Monday, April 08, 2013, 12:00PM - 1:00PM
Central Washington University
Full title: Mountain meteorology, physical geography, and sleeping on the summits: From Colorado to Mount Everest
Abstract: Climb Your Everest
Dr. Jon Kedrowski will talk about his recent achievement of becoming the first person to spend the night in the summit of every Colorado 14er In 2011. He then did research on water quality in Nepal while Climbing to the Top of Mount Everest in 2012. The presentation will focus on goal setting and overcoming adversity, weaving in real life examples of how you can apply basic principles to conquering your own Everest in your life. Because Dr. Kedrowski is a Geographer, the presentation will also weave in aspects of Colorado's rich physical geography, weather and climate, and include some details about Jon's journey of pursuing a career in geography and environmental sciences, with the main focus being on some of his findings on air and water quality on Everest.

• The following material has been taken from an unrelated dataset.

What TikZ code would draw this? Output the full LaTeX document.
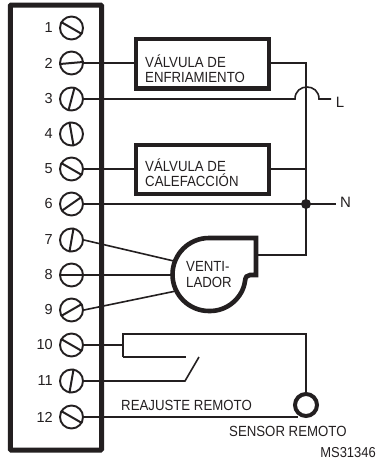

Bio: Jon grew up in the Vail Valley and is a local ski mountaineer, scientist, and adventurer. He climbed every Colorado 14,000 foot peak by the time he turned 18.
Jon has over 500 ascents of Colorado 14ers. He has twice climbed each of the 58 Colorado 14ers in one season, in 2005 in 40 days and in 2011 in 95 days. During the 2011 season he became the first person to spend the night on the top of every fourteener summit and has recently released his book called Sleeping on the Summits: Colorado Fourteener High Bivys. He has climbed every 14er at least 5 times and has as many as 25 ascents of some of the popular 14ers including Elbert, Grays, Torreys, the Maroon Bells and Quandary.
Jon is a veteran of seven major climbing expeditions to peaks above 20,000 feet, including climbing four of the seven continental summits. He most recently accomplished climbing to the summit of Everest in 2012 after having turned around only 800 feet from the top the week before.
He earned his PhD in 2010 in Mountain Geography from Texas State University San Marcos. His master's thesis in 2006 was on the Colorado 14ers, while his dissertation topic included climbing permit system management of resources in Mt. Rainier and Denali National Parks.